Savenda v Stanbic case
I have closely followed the case involving Stanbic Bank and Savenda Management Services.
So, when the Supreme Court upheld a Court of Appeal ruling in March 2018 that had ordered Savenda Management Services to pay Stanbic Bank US$1.36 million, I was left wondering what sort of justice we are now getting from some judges.
This is why I agree with Southern African Network Against Corruption executive director Gregory Cifire who has called for the re-opening of this case as reported by your newspaper on May 13, 2018.
To begin with, Stanbic Bank alleged that Savenda Management Services had defaulted on its loan repayment, and yet the same bank admitted that its own internal system had been at fault, thereby not capturing the payments that Savenda Management Services was making.
This was why High Court judge Justin Chashi found Stanbic Bank to have been “culpably careless” for reporting Savenda Management Services to the Credit Reference Bureau (CRB) without carrying out due diligence.
As a result, judge Chashi overturned the ruling of the Court of Arbitration that had ordered Savenda Management Services to pay Stanbic Bank US$1.36 million.
Instead, he ruled that the bank pay Savenda K192.5 million in damages for loss of business because of being listed on the CRB.
Stanbic Bank had admitted in writing that it was its own internal glitch that had caused a lapse in capturing the loan repayments.

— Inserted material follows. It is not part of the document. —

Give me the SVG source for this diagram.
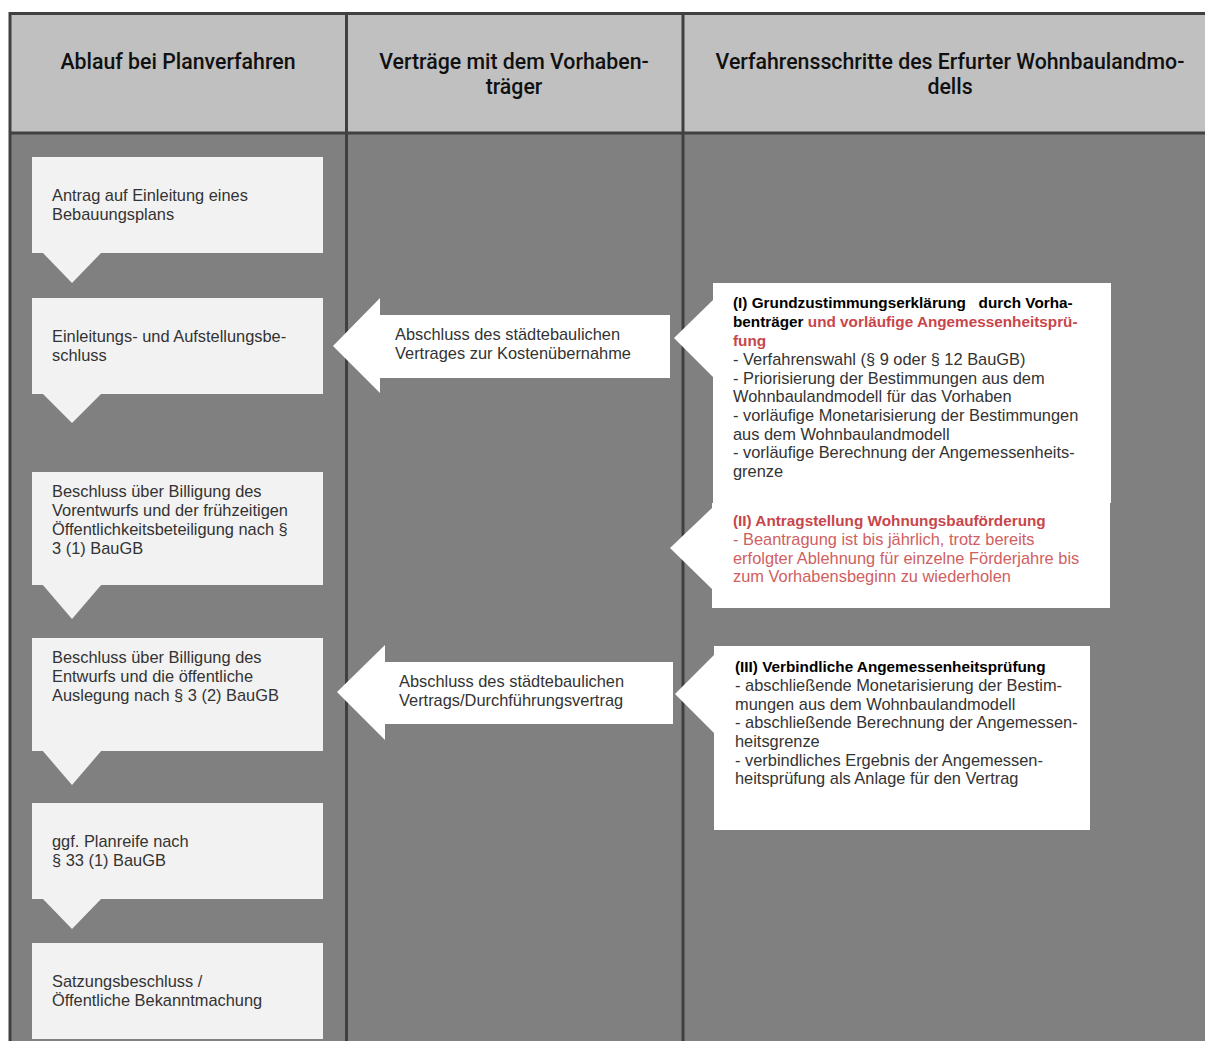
<svg xmlns="http://www.w3.org/2000/svg" width="1205" height="1041" viewBox="0 0 1205 1041">
<style>
.hdr{font-family:Roboto,"Liberation Sans",sans-serif;font-size:21.3px;font-weight:500;fill:#111;text-anchor:middle}
.t{font-family:"Liberation Sans",Arial,sans-serif;font-size:16.4px;fill:#333}
.b{font-weight:700;font-size:15.3px;fill:#000}
.red{fill:#c8464b}
.lred{fill:#d0605f}
.step{fill:#f2f2f2}
.wh{fill:#ffffff}
.grid{stroke:#404040;stroke-width:3;fill:none}
</style>
<rect x="0" y="0" width="1205" height="1041" fill="#ffffff"/>
<g id="table">
<rect x="10" y="13" width="1200" height="120" fill="#c0c0c0"/>
<rect x="10" y="133" width="1200" height="910" fill="#808080"/>
<path class="grid" d="M10,1045 V13.5 H1210 M10,133 H1210 M346.5,13 V1045 M683,13 V1045"/>
<text class="hdr" x="178" y="69">Ablauf bei Planverfahren</text>
<text class="hdr" x="514" y="69">Verträge mit dem Vorhaben-</text>
<text class="hdr" x="514" y="94">träger</text>
<text class="hdr" x="950" y="69">Verfahrensschritte des Erfurter Wohnbaulandmo-</text>
<text class="hdr" x="950" y="94">dells</text>
</g>
<g id="connectors">
<polygon class="step" points="42,252 102,252 72,283"/>
<polygon class="step" points="42,393 102,393 72,423"/>
<polygon class="step" points="42,584 102,584 72,619"/>
<polygon class="step" points="42,750 102,750 72,785"/>
<polygon class="step" points="42,898 102,898 72,929"/>
</g>
<g id="step1"><rect class="step" x="32" y="157" width="291" height="96"/>
<text class="t" x="52" y="201">Antrag auf Einleitung eines</text>
<text class="t" x="52" y="220">Bebauungsplans</text></g>
<g id="step2"><rect class="step" x="32" y="298" width="291" height="96"/>
<text class="t" x="52" y="342">Einleitungs- und Aufstellungsbe-</text>
<text class="t" x="52" y="361">schluss</text></g>
<g id="step3"><rect class="step" x="32" y="472" width="291" height="113"/>
<text class="t" x="52" y="497">Beschluss über Billigung des</text>
<text class="t" x="52" y="516">Vorentwurfs und der frühzeitigen</text>
<text class="t" x="52" y="535">Öffentlichkeitsbeteiligung nach §</text>
<text class="t" x="52" y="554">3 (1) BauGB</text></g>
<g id="step4"><rect class="step" x="32" y="638" width="291" height="113"/>
<text class="t" x="52" y="663">Beschluss über Billigung des</text>
<text class="t" x="52" y="682">Entwurfs und die öffentliche</text>
<text class="t" x="52" y="701">Auslegung nach § 3 (2) BauGB</text></g>
<g id="step5"><rect class="step" x="32" y="803" width="291" height="96"/>
<text class="t" x="52" y="847">ggf. Planreife nach</text>
<text class="t" x="52" y="866">§ 33 (1) BauGB</text></g>
<g id="step6"><rect class="step" x="32" y="943" width="291" height="96"/>
<text class="t" x="52" y="987">Satzungsbeschluss /</text>
<text class="t" x="52" y="1006">Öffentliche Bekanntmachung</text></g>
<g id="contract1"><polygon class="wh" points="670,315 380,315 380,298 333,346 380,393 380,378 670,378"/>
<text class="t" x="395" y="340">Abschluss des städtebaulichen</text>
<text class="t" x="395" y="359">Vertrages zur Kostenübernahme</text></g>
<g id="contract2"><polygon class="wh" points="673,662 385,662 385,645 337,692 385,740 385,724 673,724"/>
<text class="t" x="399" y="687">Abschluss des städtebaulichen</text>
<text class="t" x="399" y="706">Vertrags/Durchführungsvertrag</text></g>
<g id="stepI"><polygon class="wh" points="713,283 1111,283 1111,503 713,503 713,377 674,338 713,300"/>
<text class="t b" x="733" y="308" style="white-space:pre">(I) Grundzustimmungserklärung   durch Vorha-</text>
<text class="t b" x="733" y="327">benträger <tspan class="red">und vorläufige Angemessenheitsprü-</tspan></text>
<text class="t b red" x="733" y="346">fung</text>
<text class="t" x="733" y="365">- Verfahrenswahl (§ 9 oder § 12 BauGB)</text>
<text class="t" x="733" y="384">- Priorisierung der Bestimmungen aus dem</text>
<text class="t" x="733" y="402">Wohnbaulandmodell für das Vorhaben</text>
<text class="t" x="733" y="421">- vorläufige Monetarisierung der Bestimmungen</text>
<text class="t" x="733" y="440">aus dem Wohnbaulandmodell</text>
<text class="t" x="733" y="458">- vorläufige Berechnung der Angemessenheits-</text>
<text class="t" x="733" y="477">grenze</text></g>
<g id="stepII"><polygon class="wh" points="712,503 1110,503 1110,608 712,608 712,589 670,548 712,508"/>
<text class="t b red" x="733" y="526">(II) Antragstellung Wohnungsbauförderung</text>
<text class="t lred" x="733" y="545">- Beantragung ist bis jährlich, trotz bereits</text>
<text class="t lred" x="733" y="564">erfolgter Ablehnung für einzelne Förderjahre bis</text>
<text class="t lred" x="733" y="582">zum Vorhabensbeginn zu wiederholen</text></g>
<g id="stepIII"><polygon class="wh" points="714,646 1090,646 1090,830 714,830 714,733 675,694 714,655"/>
<text class="t b" x="735" y="672">(III) Verbindliche Angemessenheitsprüfung</text>
<text class="t" x="735" y="691">- abschließende Monetarisierung der Bestim-</text>
<text class="t" x="735" y="710">mungen aus dem Wohnbaulandmodell</text>
<text class="t" x="735" y="728">- abschließende Berechnung der Angemessen-</text>
<text class="t" x="735" y="747">heitsgrenze</text>
<text class="t" x="735" y="766">- verbindliches Ergebnis der Angemessen-</text>
<text class="t" x="735" y="784">heitsprüfung als Anlage für den Vertrag</text></g>
</svg>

So one wonders why Savenda Management Services should be punished for the bank’s own failures.
But, for strange reasons, the Supreme Court judges deliberately glossed over this very important point.
Article 125 (1) of the Zambian Constitution states that “the Supreme Court is bound by its decisions, except in the interest of justice and the development of jurisprudence”.
Although the Supreme Court is the final court of appeal, it is at the same level as the Constitutional Court, which has shown the flexibility to re-open a matter that is of public interest.
So, in the interest of justice, I support Mr Cifire’s request to the Chief Justice to direct the Supreme Court to re-open the Savenda versus Stanbic Bank case as failure to do that “may not advance the interest of justice and contribute to the advancement of jurisprudence”.
Zambians are looking to the leadership of the Chief Justice to save the reputation of the Judiciary which should be a fountain of justice for all.